Editor’s note: Jason Morgan Ward is professor of history at Emory University. The opinions expressed in this commentary are solely his own.
One hundred years ago this September, a white mob in Omaha, Nebraska, set the local county courthouse ablaze to force authorities to turn over a black man named Will Brown. The vigilantes strung the prisoner from a telephone pole, riddled his body with hundreds of bullets, and dragged his corpse behind an automobile for several blocks. After dousing Brown’s corpse in lantern oil, the mob set him on fire.
Will Brown was a lynching victim.
President Trump is not.
In a Tuesday morning tweet, the President of the United States likened the House impeachment inquiry against him to a “lynching.” He also bemoaned what he called the lack of “due process or fairness or any legal rights”– an unwitting but accurate allusion to hundreds of lynching victims, like Will Brown, seized by mobs unwilling to wait for a jury’s verdict to render their own brutal judgment.
The President’s invocation of lynching defiles the memory of the thousands of documented victims, overwhelmingly African American, murdered by mobs, but it also serves a political function more potent than blind racial antagonism. For a hard core of Trump supporters, analogies to white supremacist atrocities reinforce the conviction that they are victims, too.
This is a rhetoric with a history, and it serves as a reminder that what words mean matters to our past and present.
Trump is not the first to deploy the lynching label to discredit political opponents or processes. The tweet appeared as he implored Republicans to rally in his defense, much as they did in 1991, when Supreme Court Justice Clarence Thomas survived a confirmation process he decried as a “high-tech lynching.”
The twisted invocation of past racial wrongs extends beyond lynching comparisons, as evinced by the President’s affinity for tweets by those who espouse “white genocide” conspiracy theories, and his political appointees, like HUD Secretary Ben Carson, who in 2011 compared the Affordable Care Act to antebellum enslavement.

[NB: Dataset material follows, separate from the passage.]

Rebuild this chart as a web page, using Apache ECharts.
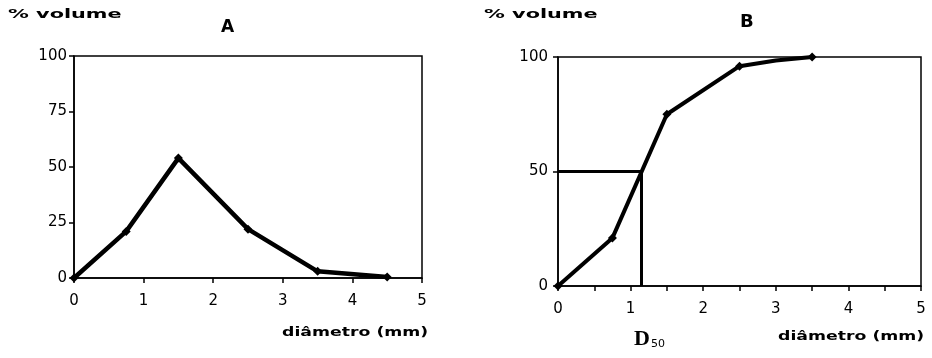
<!DOCTYPE html>
<html>
<head>
<meta charset="utf-8">
<script src="https://cdn.jsdelivr.net/npm/echarts@6/dist/echarts.min.js"></script>
<style>
html,body{margin:0;padding:0;background:#fff;}
#c{width:932px;height:358px;}
</style>
</head>
<body>
<div id="c"></div>
<script>
// Chart A: volume distribution
const diamA = [0, 0.75, 1.5, 2.5, 3.5, 4.5];
const volA = [0, 21, 54, 22, 3, 0.5];
// Chart B: cumulative volume
const diamB = [0, 0.75, 1.5, 2.5, 3, 3.5];
const volB = [0, 21, 75, 96, 98.5, 100];
// D50 marker
const d50 = 1.15;
const d50Level = 50;
const xTicks = [0, 1, 2, 3, 4, 5];
const yTicksA = [0, 25, 50, 75, 100];
const yTicksB = [0, 50, 100];
const yLabel = '% volume';
const xLabel = 'diâmetro (mm)';
const titles = ['A', 'B'];

const FONT = 'DejaVu Sans';
const chart = echarts.init(document.getElementById('c'), null, {renderer: 'canvas'});

function pairs(xs, ys) { return xs.map((x, i) => [x, ys[i]]); }

const axisLine = {show: true, lineStyle: {color: '#000', width: 1.5}};
const labelStyle = {color: '#000', fontFamily: FONT, fontSize: 15};

chart.setOption({
  backgroundColor: '#fff',
  animation: false,
  grid: [
    {left: 74, right: 510, top: 56, bottom: 80, show: true, borderColor: '#000', borderWidth: 1.5, containLabel: false},
    {left: 558, right: 11, top: 57, bottom: 72, show: true, borderColor: '#000', borderWidth: 1.5, containLabel: false}
  ],
  xAxis: [
    {type: 'value', gridIndex: 0, min: xTicks[0], max: xTicks[xTicks.length - 1], interval: 1,
     axisLine: axisLine, axisTick: {show: true, length: 5, lineStyle: {color: '#000', width: 1.5}},
     axisLabel: Object.assign({margin: 16}, labelStyle), splitLine: {show: false}},
    {type: 'value', gridIndex: 1, min: xTicks[0], max: xTicks[xTicks.length - 1], interval: 1,
     axisLine: axisLine, axisTick: {show: true, length: 5, lineStyle: {color: '#000', width: 1.5}},
     minorTick: {show: true, splitNumber: 2, length: 5, lineStyle: {color: '#000', width: 1.5}},
     axisLabel: Object.assign({margin: 16}, labelStyle), splitLine: {show: false}}
  ],
  yAxis: [
    {type: 'value', gridIndex: 0, min: yTicksA[0], max: yTicksA[yTicksA.length - 1], interval: 25,
     axisLine: axisLine, axisTick: {show: true, length: 5, lineStyle: {color: '#000', width: 1.5}},
     axisLabel: Object.assign({margin: 7}, labelStyle), splitLine: {show: false}},
    {type: 'value', gridIndex: 1, min: yTicksB[0], max: yTicksB[yTicksB.length - 1], interval: 50,
     axisLine: axisLine, axisTick: {show: true, length: 5, lineStyle: {color: '#000', width: 1.5}},
     axisLabel: Object.assign({margin: 10}, labelStyle), splitLine: {show: false}}
  ],
  series: [
    {type: 'line', xAxisIndex: 0, yAxisIndex: 0, data: pairs(diamA, volA),
     symbol: 'diamond', symbolSize: 9, showSymbol: true,
     lineStyle: {color: '#000', width: 4.5}, itemStyle: {color: '#000'}},
    {type: 'line', xAxisIndex: 1, yAxisIndex: 1, data: pairs(diamB, volB),
     symbol: 'diamond', symbolSize: function (v, p) { return p.dataIndex === 4 ? 0 : 9; }, showSymbol: true,
     lineStyle: {color: '#000', width: 4}, itemStyle: {color: '#000'}},
    {type: 'line', xAxisIndex: 1, yAxisIndex: 1,
     data: [[xTicks[0], d50Level], [d50, d50Level], [d50, yTicksB[0]]],
     symbol: 'none', lineStyle: {color: '#000', width: 3}}
  ],
  graphic: [
    {type: 'text', left: 8, top: 8, style: {text: yLabel, fontFamily: FONT, fontWeight: 'bold', fontSize: 13, fill: '#000'}, scaleX: 1.6},
    {type: 'text', left: 484, top: 8, style: {text: yLabel, fontFamily: FONT, fontWeight: 'bold', fontSize: 13, fill: '#000'}, scaleX: 1.6},
    {type: 'text', left: 221, top: 19, style: {text: titles[0], fontFamily: FONT, fontWeight: 'bold', fontSize: 17, fill: '#000'}},
    {type: 'text', left: 740, top: 13, style: {text: titles[1], fontFamily: FONT, fontWeight: 'bold', fontSize: 18, fill: '#000'}},
    {type: 'text', left: 282, top: 326, style: {text: xLabel, fontFamily: FONT, fontWeight: 'bold', fontSize: 13, fill: '#000'}, scaleX: 1.33},
    {type: 'text', left: 778, top: 330, style: {text: xLabel, fontFamily: FONT, fontWeight: 'bold', fontSize: 13, fill: '#000'}, scaleX: 1.33},
    {type: 'text', left: 634, top: 328, style: {
      text: 'D{s|50}', fontFamily: 'Liberation Serif', fontWeight: 'bold', fontSize: 22, fill: '#000',
      rich: {s: {fontSize: 11, fontFamily: FONT, verticalAlign: 'bottom', padding: [10, 0, 0, 1]}}}}
  ]
});
</script>
</body>
</html>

Indeed, this rhetorical tradition stretches back to political demagogues of past generations, like conservatives in the 1930s who compared Social Security to slavery or opponents of the nation’s first anti-lynching legislation who accused civil rights supporters of “lynching the Constitution.”

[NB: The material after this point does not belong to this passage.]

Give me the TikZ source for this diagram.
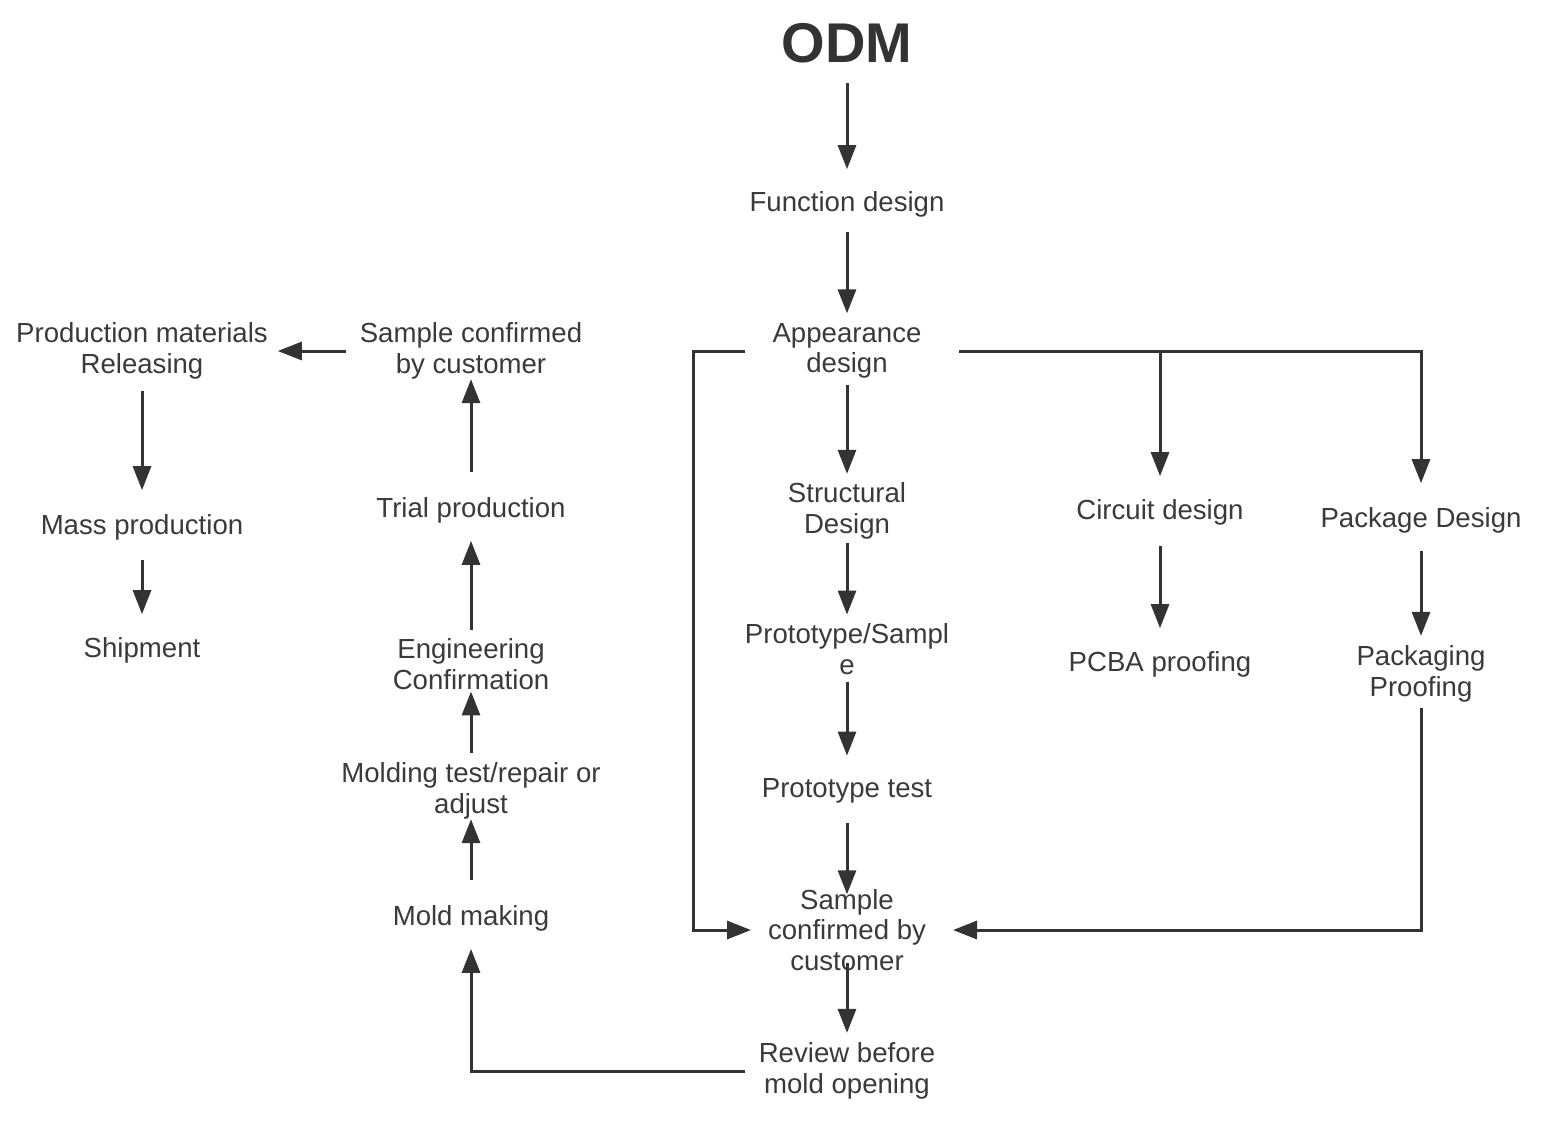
\documentclass[tikz,border=0pt]{standalone}
\usepackage{fontspec}
\setmainfont{Liberation Sans}
\usetikzlibrary{arrows.meta}
\definecolor{inkgray}{HTML}{333333}
\definecolor{textgray}{HTML}{3A3A3A}
\tikzset{
  stage/.style={inner sep=0pt,outer sep=0pt,align=center,text=textgray,
    font=\fontsize{13.8}{15.3}\selectfont},
  title/.style={inner sep=0pt,outer sep=0pt,text=inkgray,
    font=\fontsize{28}{30}\selectfont\bfseries},
  flow/.style={-{Triangle[length=12pt,width=9pt]},line width=1.5pt,draw=inkgray},
}

\begin{document}
\begin{tikzpicture}[x=0.5pt,y=-0.5pt]
  \useasboundingbox (0,0) rectangle (1556,1121);

  % main column
  \node[title] (odm) at (847,43) {ODM};
  \node[stage] (func) at (847,204) {Function design};
  \node[stage] (app) at (847,351) {Appearance\\design};
  \node[stage] (struct) at (847,511) {Structural\\Design};
  \node[stage] (proto) at (847,649) {Prototype/Sampl\\e};
  \node[stage] (ptest) at (847,791) {Prototype test};
  \node[stage] (samp) at (847,930) {Sample\\confirmed by\\customer};
  \node[stage] (rev) at (847,1071) {Review before\\mold opening};

  % circuit and package branches
  \node[stage] (circ) at (1160,512) {Circuit design};
  \node[stage] (pcba) at (1160,664) {PCBA proofing};
  \node[stage] (pkg) at (1421,520) {Package Design};
  \node[stage] (pproof) at (1421,674) {Packaging\\Proofing};

  % mold column
  \node[stage] (mold) at (471,918) {Mold making};
  \node[stage] (mtest) at (471,791) {Molding test/repair or\\adjust};
  \node[stage] (eng) at (471,664) {Engineering\\Confirmation};
  \node[stage] (trial) at (471,510) {Trial production};
  \node[stage] (sampl) at (471,351) {Sample confirmed\\by customer};

  % production column
  \node[stage] (prod) at (142,351) {Production materials\\Releasing};
  \node[stage] (mass) at (142,527) {Mass production};
  \node[stage] (ship) at (142,650) {Shipment};

  \draw[flow,shorten <=10pt,shorten >=11pt] (odm) -- (func);
  \draw[flow,shorten <=7.5pt,shorten >=5pt] (func) -- (app);
  \draw[flow,shorten <=3pt,shorten >=4.5pt] (app) -- (struct);
  \draw[flow,shorten <=2pt,shorten >=4.5pt] (struct) -- (proto);
  \draw[flow,shorten <=4pt,shorten >=11.5pt] (proto) -- (ptest);
  \draw[flow,shorten <=10pt,shorten >=-2.5pt] (ptest) -- (samp);
  \draw[flow,shorten <=-4pt,shorten >=5pt] (samp) -- (rev);

  \draw[flow,shorten <=14pt,shorten >=8.5pt] (app.west) -- ++(-79,0) |- (samp.west);
  \draw[flow,shorten <=19pt,shorten >=11.5pt] (app.east) -| (circ.north);
  \draw[flow,shorten <=19pt,shorten >=12pt] (app.east) -| (pkg.north);
  \draw[flow,shorten <=10.5pt,shorten >=11.5pt] (circ) -- (pcba);
  \draw[flow,shorten <=9pt,shorten >=5pt] (pkg) -- (pproof);
  \draw[flow,shorten <=3pt,shorten >=13.5pt] (pproof.south) |- (samp.east);

  \draw[flow,shorten <=7pt,shorten >=9pt] (rev.west) -| (mold.south);
  \draw[flow,shorten <=12.5pt,shorten >=0pt] (mold) -- (mtest);
  \draw[flow,shorten <=5pt,shorten >=1pt] (mtest) -- (eng);
  \draw[flow,shorten <=4.5pt,shorten >=9pt] (eng) -- (trial);
  \draw[flow,shorten <=12.5pt,shorten >=0pt] (trial) -- (sampl);
  \draw[flow,shorten <=7pt,shorten >=5pt] (sampl) -- (prod);
  \draw[flow,shorten <=6pt,shorten >=12pt] (prod) -- (mass);
  \draw[flow,shorten <=10pt,shorten >=11.5pt] (mass) -- (ship);
\end{tikzpicture}
\end{document}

Rhetoric of the kind that the President deployed on Twitter undercuts an honest reckoning with America’s past by muddying the meaning of terms that help us name and navigate a bloody legacy of racial violence.
By co-opting the word “lynching” to mean anything unpleasant or objectionable, and deploying the term for political expediency or more dangerous ends, the speaker, writer, or, in this case, the tweeter, diminishes lynching’s power in American history.

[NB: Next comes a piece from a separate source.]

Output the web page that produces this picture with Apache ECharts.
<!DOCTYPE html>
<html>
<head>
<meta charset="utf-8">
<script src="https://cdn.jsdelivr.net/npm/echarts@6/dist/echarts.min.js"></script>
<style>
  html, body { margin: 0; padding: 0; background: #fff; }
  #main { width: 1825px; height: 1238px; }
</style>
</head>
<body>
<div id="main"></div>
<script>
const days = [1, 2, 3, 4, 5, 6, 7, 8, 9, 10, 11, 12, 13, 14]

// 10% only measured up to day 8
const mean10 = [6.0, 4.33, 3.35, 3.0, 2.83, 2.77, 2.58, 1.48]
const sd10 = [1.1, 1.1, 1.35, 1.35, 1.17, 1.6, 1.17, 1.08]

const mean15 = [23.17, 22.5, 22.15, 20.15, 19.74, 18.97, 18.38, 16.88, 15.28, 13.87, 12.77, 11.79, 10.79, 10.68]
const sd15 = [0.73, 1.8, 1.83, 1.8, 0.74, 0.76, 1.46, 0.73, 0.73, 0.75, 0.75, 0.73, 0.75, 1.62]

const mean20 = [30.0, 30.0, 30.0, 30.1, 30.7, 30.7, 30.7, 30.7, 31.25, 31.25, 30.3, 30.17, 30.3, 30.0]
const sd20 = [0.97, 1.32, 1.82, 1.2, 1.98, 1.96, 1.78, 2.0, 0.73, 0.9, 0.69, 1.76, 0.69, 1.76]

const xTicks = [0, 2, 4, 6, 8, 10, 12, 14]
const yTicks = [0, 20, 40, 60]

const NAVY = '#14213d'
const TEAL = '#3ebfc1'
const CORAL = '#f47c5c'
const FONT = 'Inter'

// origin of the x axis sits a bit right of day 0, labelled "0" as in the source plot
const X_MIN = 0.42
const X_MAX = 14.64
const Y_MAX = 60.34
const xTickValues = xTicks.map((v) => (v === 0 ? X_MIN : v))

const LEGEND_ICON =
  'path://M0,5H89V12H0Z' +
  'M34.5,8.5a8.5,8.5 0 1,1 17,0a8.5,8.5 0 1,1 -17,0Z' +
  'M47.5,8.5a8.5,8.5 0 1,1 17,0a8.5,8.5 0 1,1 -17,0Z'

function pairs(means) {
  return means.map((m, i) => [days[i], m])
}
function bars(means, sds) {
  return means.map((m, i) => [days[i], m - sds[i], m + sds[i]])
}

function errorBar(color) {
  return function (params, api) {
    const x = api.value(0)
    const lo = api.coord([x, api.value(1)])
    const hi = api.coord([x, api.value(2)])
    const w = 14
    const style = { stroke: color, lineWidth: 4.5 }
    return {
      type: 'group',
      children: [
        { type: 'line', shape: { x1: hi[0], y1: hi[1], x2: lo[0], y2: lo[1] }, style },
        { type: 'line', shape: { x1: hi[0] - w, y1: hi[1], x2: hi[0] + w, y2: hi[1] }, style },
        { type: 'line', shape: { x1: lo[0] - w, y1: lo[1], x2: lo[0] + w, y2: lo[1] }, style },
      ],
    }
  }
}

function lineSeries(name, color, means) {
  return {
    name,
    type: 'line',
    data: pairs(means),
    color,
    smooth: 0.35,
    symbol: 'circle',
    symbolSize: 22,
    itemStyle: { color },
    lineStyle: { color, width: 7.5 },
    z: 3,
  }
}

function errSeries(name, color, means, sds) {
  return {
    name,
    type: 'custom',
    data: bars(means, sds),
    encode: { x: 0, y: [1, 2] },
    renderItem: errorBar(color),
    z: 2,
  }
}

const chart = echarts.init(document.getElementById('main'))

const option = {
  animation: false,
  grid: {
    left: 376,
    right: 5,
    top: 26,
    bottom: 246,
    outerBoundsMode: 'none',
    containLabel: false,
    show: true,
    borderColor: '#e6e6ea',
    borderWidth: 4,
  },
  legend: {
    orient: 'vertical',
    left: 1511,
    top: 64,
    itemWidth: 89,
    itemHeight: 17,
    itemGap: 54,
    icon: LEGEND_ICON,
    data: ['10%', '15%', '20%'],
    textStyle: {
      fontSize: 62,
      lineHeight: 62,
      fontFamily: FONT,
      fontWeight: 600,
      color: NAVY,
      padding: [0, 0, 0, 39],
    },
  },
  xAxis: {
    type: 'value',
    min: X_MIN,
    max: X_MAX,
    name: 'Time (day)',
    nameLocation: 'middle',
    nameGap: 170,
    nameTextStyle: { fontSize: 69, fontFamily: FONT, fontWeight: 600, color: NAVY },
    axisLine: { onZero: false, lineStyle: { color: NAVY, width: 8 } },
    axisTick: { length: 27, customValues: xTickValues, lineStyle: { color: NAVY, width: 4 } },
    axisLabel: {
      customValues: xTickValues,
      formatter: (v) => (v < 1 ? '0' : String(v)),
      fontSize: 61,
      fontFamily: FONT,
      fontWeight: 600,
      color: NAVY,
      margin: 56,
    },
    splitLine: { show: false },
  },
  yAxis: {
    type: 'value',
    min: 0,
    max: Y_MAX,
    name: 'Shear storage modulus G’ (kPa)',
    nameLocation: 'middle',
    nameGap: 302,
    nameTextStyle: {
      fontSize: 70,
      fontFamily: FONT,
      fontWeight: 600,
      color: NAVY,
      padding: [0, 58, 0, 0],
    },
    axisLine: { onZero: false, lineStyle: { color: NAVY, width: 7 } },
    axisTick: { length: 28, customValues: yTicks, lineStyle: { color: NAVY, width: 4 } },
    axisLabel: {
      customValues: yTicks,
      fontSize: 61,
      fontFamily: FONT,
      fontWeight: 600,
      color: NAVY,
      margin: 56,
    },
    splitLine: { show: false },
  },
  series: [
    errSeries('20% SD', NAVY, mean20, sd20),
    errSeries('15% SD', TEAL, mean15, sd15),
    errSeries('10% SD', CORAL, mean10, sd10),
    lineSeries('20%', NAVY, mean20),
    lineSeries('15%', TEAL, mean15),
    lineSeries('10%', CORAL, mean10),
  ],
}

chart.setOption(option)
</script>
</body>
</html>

Worse still, claiming the identity of a lynching victim is an outrageous distraction from and diminishment of the suffering of the many thousands who died at the hands of bloodthirsty mobs—spurred, in many cases, by the racial demagogues of that day. We honor their memory by saying their names; we debase their brutal, shameful treatment by claiming to be them to glibly score rhetorical points.
As other commentators have noted, the President’s lynching tweet follows in a long line of racist remarks, but this particular comment does something additional: it taps into a broader vein of racial grievance and resentment.
Like the Tennessee county commissioner who, just yesterday, ended a rant against Democratic presidential contenders by declaring that “a white male in this country has very few rights and they’re getting took more every day,” the President understands the power of flipping the script of a racial past he may have more of a feel for than he knows.
But while the President and some diehard supporters trade in claims that they are America’s true victims, their rhetoric suggests another possibility—a tacit admission, perhaps, that there is no worse fate in American history than being treated like black folk.